Russia shelves criminal liabilities for digital currency users
Russian digital currency users won’t be facing jail time for transacting in Bitcoin, at least for now. The country’s parliament has shelved plans to impose criminal charges against digital currency users in its latest draft bill. However, this could all change in a new bill expected in the autumn session which ends by the end of the year.
Russia has been undecided about which direction its digital currency industry should take for years now. While the State Duma has sought to enforce laws that ban digital currencies and jail users, a number of ministries have pledged support for the industry and criticized Duma’s proposed laws.
Recently, a draft bill by the Duma sought to totally ban digital currencies and sentence users to seven years in jail. However, according to state-run media outlet RIA Novosti, the State Duma is seeking to abandon criminal liability for digital currency users—for now.
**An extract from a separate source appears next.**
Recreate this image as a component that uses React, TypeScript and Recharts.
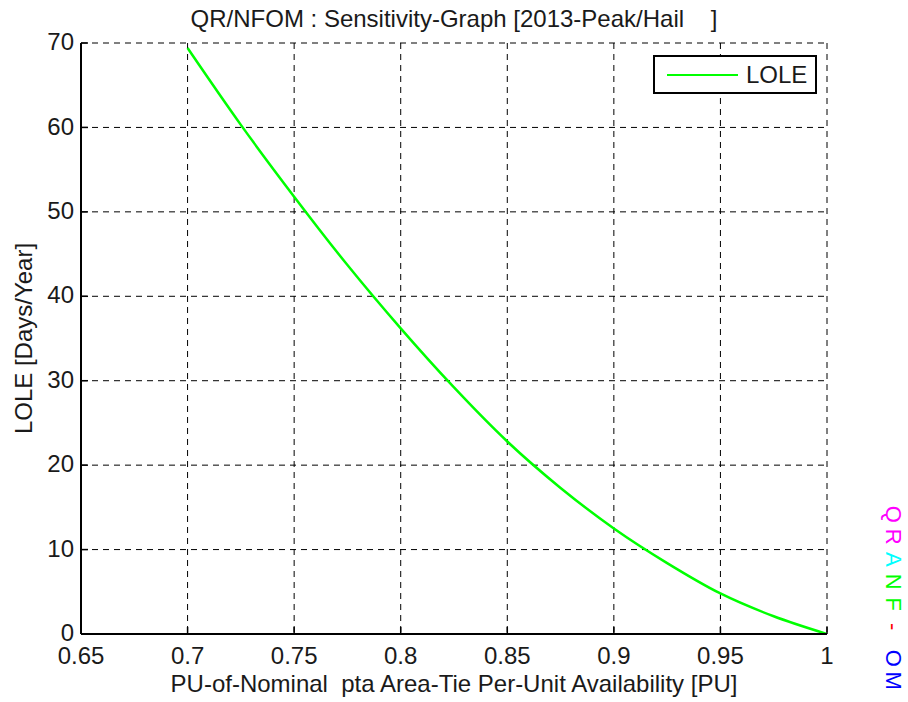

Speaking to the outlet, Duma member Anatoly Aksakov revealed that the draft bill had sailed through the first reading and was to undergo a second reading this week. The bill retracted most of the earlier recommendations and instead focused on laying the groundwork for future regulations. Some of the segments that parliament excluded from the bill include regulations on the issuance of security tokens, the legality of smart contracts, fundraising through ICOs and block reward mining.
The draft bill recognizes digital currencies as a means of payment and a store of value but the bill also clarifies that Russia doesn’t recognize them as legal tender.
However, the digital currency industry isn’t out of the woods just yet.
“There will be a special law on digital currency, which can be adopted in the autumn session,” Aksakov revealed. The autumn session will end in December this year. This draft is expected to feature the punitive measures originally recommended for digital currency users.
Russian lawmakers had proposed a seven-year prison term for those who make payments in digital currencies, a fine of up to $7,000, or both. Companies that engaged in digital currencies would have to pay a fine of up to $13,900.
A number of Russian ministries had criticized these recommendations, urging the Duma to regulate, not ban. The Ministry for Economy and the Ministry of Justice were some of the most outspoken against the blanket ban.